Given request: Can you print the data exactly and leave out each image?

Data section:
★ ★ ★ ★

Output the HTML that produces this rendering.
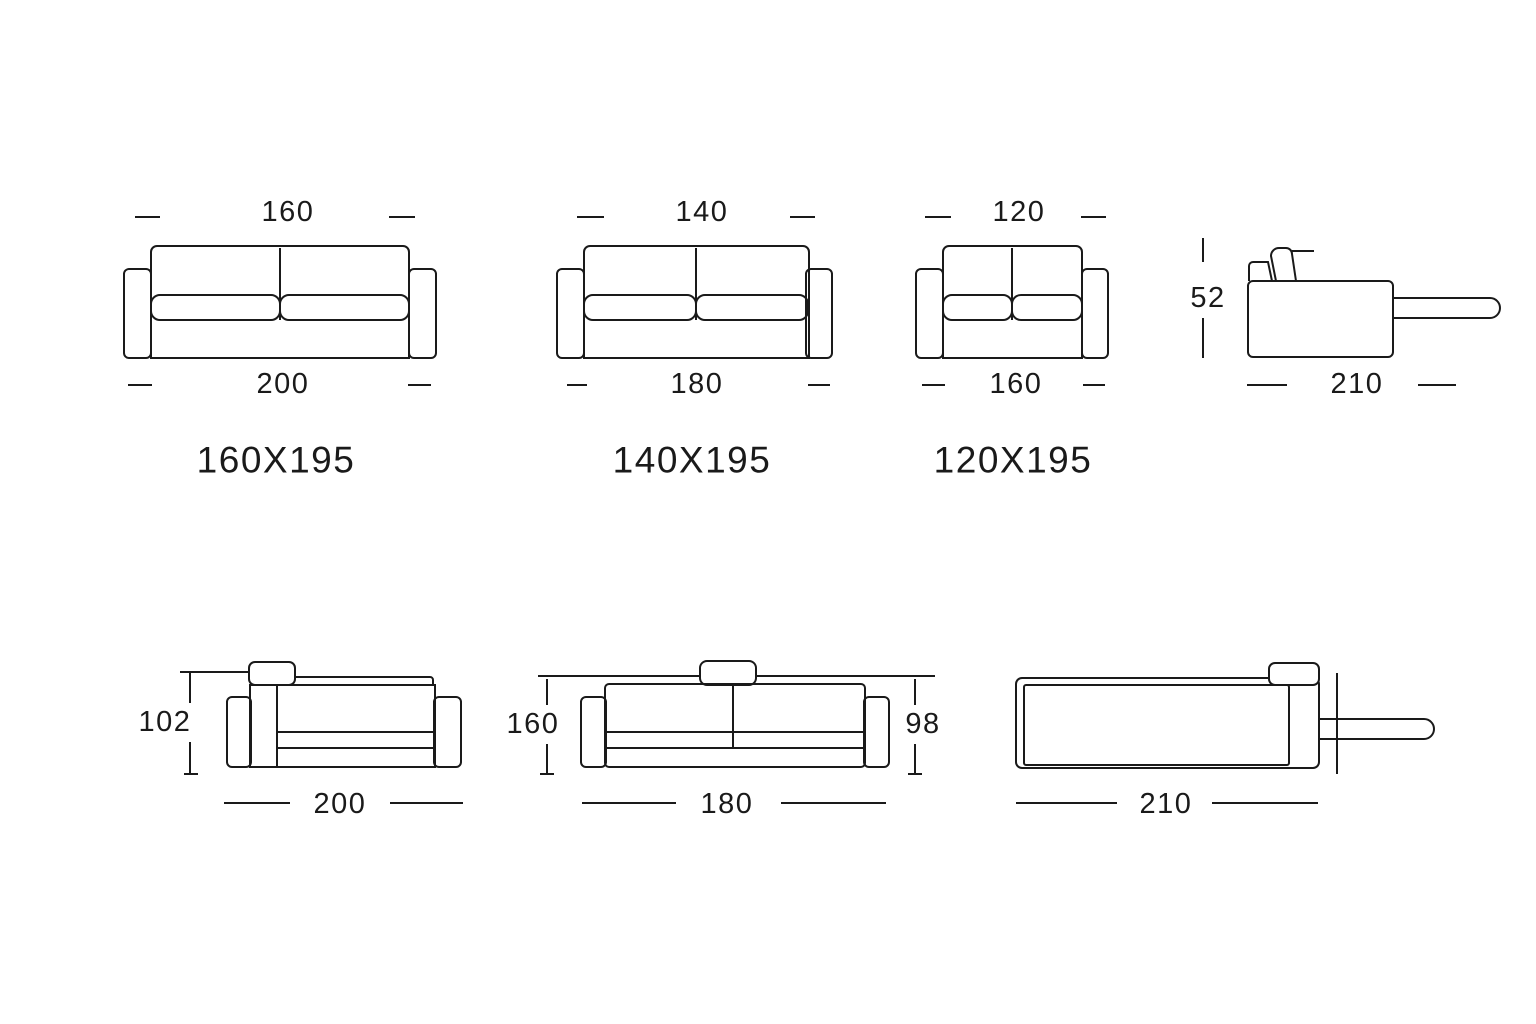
<!DOCTYPE html>
<html><head><meta charset="utf-8"><style>
html,body{margin:0;padding:0;background:#fff;}
svg{display:block}
text{font-family:"Liberation Sans",sans-serif;fill:#1a1a1a;text-anchor:middle;dominant-baseline:central}
.d{font-size:29px;letter-spacing:1.5px}
.l{font-size:37px;letter-spacing:1.5px}
</style></head><body>
<svg width="1536" height="1024" viewBox="0 0 1536 1024" xmlns="http://www.w3.org/2000/svg">
<g fill="none" stroke="#1a1a1a" stroke-width="2">
<!-- Sofa 1 -->
<rect x="124" y="269" width="27" height="89" rx="5"/>
<rect x="409" y="269" width="27" height="89" rx="5"/>
<path d="M151 358 V252 a6 6 0 0 1 6 -6 H403 a6 6 0 0 1 6 6 V358 Z"/>
<line x1="280" y1="248" x2="280" y2="320"/>
<rect x="151" y="295" width="129" height="25" rx="9"/>
<rect x="280" y="295" width="129" height="25" rx="9"/>
<line x1="135" y1="217" x2="160" y2="217"/><line x1="389" y1="217" x2="415" y2="217"/>
<line x1="128" y1="385" x2="152" y2="385"/><line x1="408" y1="385" x2="431" y2="385"/>
<!-- Sofa 2 -->
<rect x="557" y="269" width="27" height="89" rx="5"/>
<rect x="806" y="269" width="26" height="89" rx="5"/>
<path d="M584 358 V252 a6 6 0 0 1 6 -6 H803 a6 6 0 0 1 6 6 V358 Z"/>
<line x1="696" y1="248" x2="696" y2="320"/>
<rect x="584" y="295" width="112" height="25" rx="9"/>
<rect x="696" y="295" width="112" height="25" rx="9"/>
<line x1="577" y1="217" x2="604" y2="217"/><line x1="790" y1="217" x2="815" y2="217"/>
<line x1="567" y1="385" x2="587" y2="385"/><line x1="808" y1="385" x2="830" y2="385"/>
<!-- Sofa 3 -->
<rect x="916" y="269" width="27" height="89" rx="5"/>
<rect x="1082" y="269" width="26" height="89" rx="5"/>
<path d="M943 358 V252 a6 6 0 0 1 6 -6 H1076 a6 6 0 0 1 6 6 V358 Z"/>
<line x1="1012" y1="248" x2="1012" y2="320"/>
<rect x="943" y="295" width="69" height="25" rx="9"/>
<rect x="1012" y="295" width="70" height="25" rx="9"/>
<line x1="925" y1="217" x2="951" y2="217"/><line x1="1081" y1="217" x2="1106" y2="217"/>
<line x1="922" y1="385" x2="945" y2="385"/><line x1="1083" y1="385" x2="1105" y2="385"/>
<!-- Side view -->
<line x1="1203" y1="238" x2="1203" y2="262"/><line x1="1203" y1="318" x2="1203" y2="358"/>
<rect x="1248" y="281" width="145" height="76" rx="5"/>
<path d="M1249 281 V266 a4 4 0 0 1 4 -4 H1268 L1272 281"/>
<path d="M1276 281 L1271 256 a8 8 0 0 1 8 -8 H1286 a6 6 0 0 1 6 6 L1296 281"/>
<line x1="1292" y1="251" x2="1314" y2="251"/>
<path d="M1393 298 H1490 a10 10 0 0 1 0 20 H1393"/>
<line x1="1247" y1="385" x2="1287" y2="385"/><line x1="1418" y1="385" x2="1456" y2="385"/>
<!-- Bottom A -->
<line x1="190" y1="672" x2="190" y2="703"/><line x1="190" y1="742" x2="190" y2="774"/><line x1="184" y1="774" x2="198" y2="774"/>
<line x1="180" y1="672" x2="250" y2="672"/>
<rect x="249" y="662" width="46" height="23" rx="6"/>
<path d="M295 677 H430 a3 3 0 0 1 3 3 V685"/>
<rect x="227" y="697" width="24" height="70" rx="5"/>
<rect x="434" y="697" width="27" height="70" rx="5"/>
<rect x="250" y="685" width="27" height="82"/>
<rect x="277" y="685" width="158" height="82"/>
<line x1="277" y1="732" x2="435" y2="732"/><line x1="277" y1="748" x2="435" y2="748"/>
<line x1="224" y1="803" x2="290" y2="803"/><line x1="390" y1="803" x2="463" y2="803"/>
<!-- Bottom B -->
<line x1="538" y1="676" x2="700" y2="676"/><line x1="756" y1="676" x2="935" y2="676"/>
<rect x="700" y="661" width="56" height="24" rx="7"/>
<line x1="547" y1="679" x2="547" y2="705"/><line x1="547" y1="744" x2="547" y2="774"/><line x1="540" y1="774" x2="554" y2="774"/>
<line x1="915" y1="679" x2="915" y2="705"/><line x1="915" y1="744" x2="915" y2="774"/><line x1="908" y1="774" x2="922" y2="774"/>
<rect x="581" y="697" width="25" height="70" rx="5"/>
<rect x="864" y="697" width="25" height="70" rx="5"/>
<rect x="605" y="684" width="260" height="83" rx="4"/>
<line x1="733" y1="685" x2="733" y2="748"/>
<line x1="605" y1="732" x2="865" y2="732"/><line x1="605" y1="748" x2="865" y2="748"/>
<line x1="582" y1="803" x2="676" y2="803"/><line x1="781" y1="803" x2="886" y2="803"/>
<!-- Bottom C -->
<rect x="1016" y="678" width="303" height="90" rx="6"/>
<rect x="1024" y="685" width="265" height="80" rx="2"/>
<rect x="1269" y="663" width="50" height="22" rx="6" fill="#fff"/>
<path d="M1319 719 H1424 a10 10 0 0 1 0 20 H1319"/>
<line x1="1337" y1="673" x2="1337" y2="774"/>
<line x1="1016" y1="803" x2="1117" y2="803"/><line x1="1212" y1="803" x2="1318" y2="803"/>
</g>
<text class="d" x="288" y="212">160</text>
<text class="d" x="283" y="384">200</text>
<text class="d" x="702" y="212">140</text>
<text class="d" x="697" y="384">180</text>
<text class="d" x="1019" y="212">120</text>
<text class="d" x="1016" y="384">160</text>
<text class="d" x="1208" y="298">52</text>
<text class="d" x="1357" y="384">210</text>
<text class="l" x="276" y="460">160X195</text>
<text class="l" x="692" y="460">140X195</text>
<text class="l" x="1013" y="460">120X195</text>
<text class="d" x="165" y="722">102</text>
<text class="d" x="340" y="804">200</text>
<text class="d" x="533" y="724">160</text>
<text class="d" x="923" y="724">98</text>
<text class="d" x="727" y="804">180</text>
<text class="d" x="1166" y="804">210</text>
</svg>
</body></html>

★ ★ ★ ★

The reply:
Output the HTML that produces this rendering.
<!DOCTYPE html>
<html><head><meta charset="utf-8"><style>
html,body{margin:0;padding:0;background:#fff;}
svg{display:block}
text{font-family:"Liberation Sans",sans-serif;fill:#1a1a1a;text-anchor:middle;dominant-baseline:central}
.d{font-size:29px;letter-spacing:1.5px}
.l{font-size:37px;letter-spacing:1.5px}
</style></head><body>
<svg width="1536" height="1024" viewBox="0 0 1536 1024" xmlns="http://www.w3.org/2000/svg">
<g fill="none" stroke="#1a1a1a" stroke-width="2">
<!-- Sofa 1 -->
<rect x="124" y="269" width="27" height="89" rx="5"/>
<rect x="409" y="269" width="27" height="89" rx="5"/>
<path d="M151 358 V252 a6 6 0 0 1 6 -6 H403 a6 6 0 0 1 6 6 V358 Z"/>
<line x1="280" y1="248" x2="280" y2="320"/>
<rect x="151" y="295" width="129" height="25" rx="9"/>
<rect x="280" y="295" width="129" height="25" rx="9"/>
<line x1="135" y1="217" x2="160" y2="217"/><line x1="389" y1="217" x2="415" y2="217"/>
<line x1="128" y1="385" x2="152" y2="385"/><line x1="408" y1="385" x2="431" y2="385"/>
<!-- Sofa 2 -->
<rect x="557" y="269" width="27" height="89" rx="5"/>
<rect x="806" y="269" width="26" height="89" rx="5"/>
<path d="M584 358 V252 a6 6 0 0 1 6 -6 H803 a6 6 0 0 1 6 6 V358 Z"/>
<line x1="696" y1="248" x2="696" y2="320"/>
<rect x="584" y="295" width="112" height="25" rx="9"/>
<rect x="696" y="295" width="112" height="25" rx="9"/>
<line x1="577" y1="217" x2="604" y2="217"/><line x1="790" y1="217" x2="815" y2="217"/>
<line x1="567" y1="385" x2="587" y2="385"/><line x1="808" y1="385" x2="830" y2="385"/>
<!-- Sofa 3 -->
<rect x="916" y="269" width="27" height="89" rx="5"/>
<rect x="1082" y="269" width="26" height="89" rx="5"/>
<path d="M943 358 V252 a6 6 0 0 1 6 -6 H1076 a6 6 0 0 1 6 6 V358 Z"/>
<line x1="1012" y1="248" x2="1012" y2="320"/>
<rect x="943" y="295" width="69" height="25" rx="9"/>
<rect x="1012" y="295" width="70" height="25" rx="9"/>
<line x1="925" y1="217" x2="951" y2="217"/><line x1="1081" y1="217" x2="1106" y2="217"/>
<line x1="922" y1="385" x2="945" y2="385"/><line x1="1083" y1="385" x2="1105" y2="385"/>
<!-- Side view -->
<line x1="1203" y1="238" x2="1203" y2="262"/><line x1="1203" y1="318" x2="1203" y2="358"/>
<rect x="1248" y="281" width="145" height="76" rx="5"/>
<path d="M1249 281 V266 a4 4 0 0 1 4 -4 H1268 L1272 281"/>
<path d="M1276 281 L1271 256 a8 8 0 0 1 8 -8 H1286 a6 6 0 0 1 6 6 L1296 281"/>
<line x1="1292" y1="251" x2="1314" y2="251"/>
<path d="M1393 298 H1490 a10 10 0 0 1 0 20 H1393"/>
<line x1="1247" y1="385" x2="1287" y2="385"/><line x1="1418" y1="385" x2="1456" y2="385"/>
<!-- Bottom A -->
<line x1="190" y1="672" x2="190" y2="703"/><line x1="190" y1="742" x2="190" y2="774"/><line x1="184" y1="774" x2="198" y2="774"/>
<line x1="180" y1="672" x2="250" y2="672"/>
<rect x="249" y="662" width="46" height="23" rx="6"/>
<path d="M295 677 H430 a3 3 0 0 1 3 3 V685"/>
<rect x="227" y="697" width="24" height="70" rx="5"/>
<rect x="434" y="697" width="27" height="70" rx="5"/>
<rect x="250" y="685" width="27" height="82"/>
<rect x="277" y="685" width="158" height="82"/>
<line x1="277" y1="732" x2="435" y2="732"/><line x1="277" y1="748" x2="435" y2="748"/>
<line x1="224" y1="803" x2="290" y2="803"/><line x1="390" y1="803" x2="463" y2="803"/>
<!-- Bottom B -->
<line x1="538" y1="676" x2="700" y2="676"/><line x1="756" y1="676" x2="935" y2="676"/>
<rect x="700" y="661" width="56" height="24" rx="7"/>
<line x1="547" y1="679" x2="547" y2="705"/><line x1="547" y1="744" x2="547" y2="774"/><line x1="540" y1="774" x2="554" y2="774"/>
<line x1="915" y1="679" x2="915" y2="705"/><line x1="915" y1="744" x2="915" y2="774"/><line x1="908" y1="774" x2="922" y2="774"/>
<rect x="581" y="697" width="25" height="70" rx="5"/>
<rect x="864" y="697" width="25" height="70" rx="5"/>
<rect x="605" y="684" width="260" height="83" rx="4"/>
<line x1="733" y1="685" x2="733" y2="748"/>
<line x1="605" y1="732" x2="865" y2="732"/><line x1="605" y1="748" x2="865" y2="748"/>
<line x1="582" y1="803" x2="676" y2="803"/><line x1="781" y1="803" x2="886" y2="803"/>
<!-- Bottom C -->
<rect x="1016" y="678" width="303" height="90" rx="6"/>
<rect x="1024" y="685" width="265" height="80" rx="2"/>
<rect x="1269" y="663" width="50" height="22" rx="6" fill="#fff"/>
<path d="M1319 719 H1424 a10 10 0 0 1 0 20 H1319"/>
<line x1="1337" y1="673" x2="1337" y2="774"/>
<line x1="1016" y1="803" x2="1117" y2="803"/><line x1="1212" y1="803" x2="1318" y2="803"/>
</g>
<text class="d" x="288" y="212">160</text>
<text class="d" x="283" y="384">200</text>
<text class="d" x="702" y="212">140</text>
<text class="d" x="697" y="384">180</text>
<text class="d" x="1019" y="212">120</text>
<text class="d" x="1016" y="384">160</text>
<text class="d" x="1208" y="298">52</text>
<text class="d" x="1357" y="384">210</text>
<text class="l" x="276" y="460">160X195</text>
<text class="l" x="692" y="460">140X195</text>
<text class="l" x="1013" y="460">120X195</text>
<text class="d" x="165" y="722">102</text>
<text class="d" x="340" y="804">200</text>
<text class="d" x="533" y="724">160</text>
<text class="d" x="923" y="724">98</text>
<text class="d" x="727" y="804">180</text>
<text class="d" x="1166" y="804">210</text>
</svg>
</body></html>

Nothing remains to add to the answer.